Jews, Labor Laws, and Poland before World War II

Let’s say I wrote a book that had the following thesis: (a) Governments tend to favor those with political power; (b) before World War II, Jews in Poland had little political power; and (c) therefore, various labor regulations enacted in Poland between 1920 and 1938, tended at best not to take the interests of Jews into account, and at worst was intentionally aimed at excluding them from the workforce. Judicial decisions invalidating labor regulations, by contrast, tended to help Jewish workers. Let’s say the book provided specific examples that backed up this thesis.

I think that it’s unlikely that anyone would bat an eye–while readers may or may not think I had dealt appropriately with various nuances, the main thesis would seem intuitively obvious, and the examples would be seen as basically what one would have expected.

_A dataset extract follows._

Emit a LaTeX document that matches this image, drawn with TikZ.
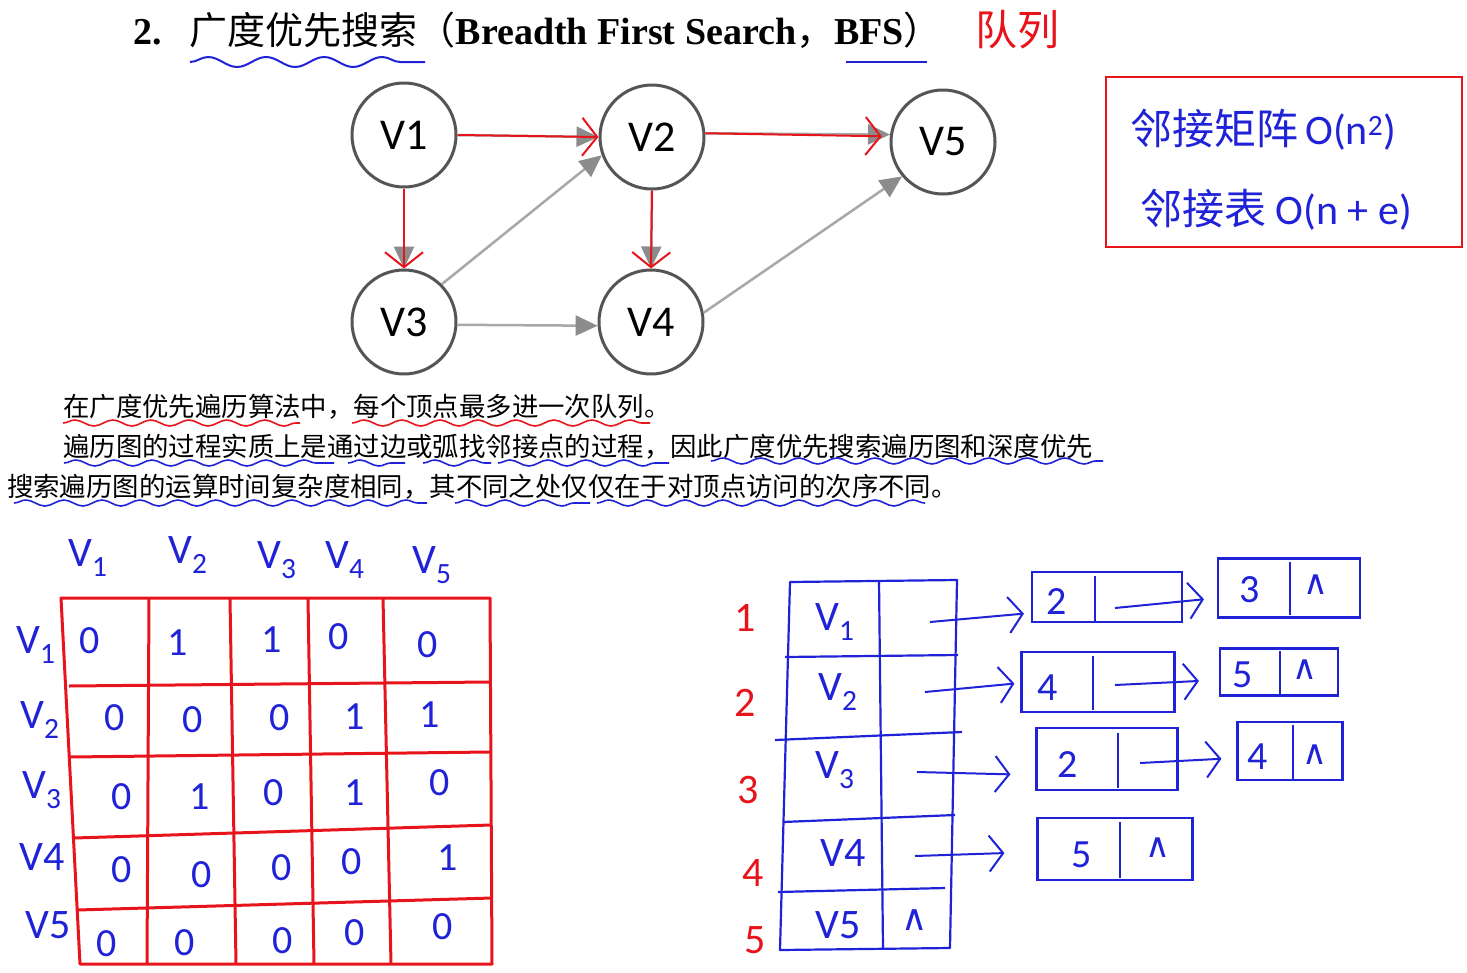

Okay, now substitute “African Americans” for “Jews,” and “the United States” for “Poland,” and begin the time period in the 1880s instead of 1920 [Poland, of course, having been part of the Russian Empire before WWI]. This is the thesis of my 2001 book, Only One Place of Redress: African Americans, Labor Regulations and the Courts from Reconstruction to the New Deal. It attracted, and still occasionally attracts (as when I briefly mentioned it on this blog yesterday), some controversy (along, of course, with some plaudits). In part the controversy arises because the thesis is contrary to a certain mythos that American “progressive” forces–labor unions, racial minorities, and political elites and intellectuals who favor vigorous government regulation of the economy–are in natural harmony. In part, some critics seem to implicitly and uncharitably believe that while “our” academic work is neutral social science, “they” must have an underlying presentist political and ideological agenda.

If, however, one can separate the book’s thesis from its rather tenuous relationship to various modern controversies, it’s really no more remarkable, nor any more ideologically charged, that the Poland/Jews example provided above.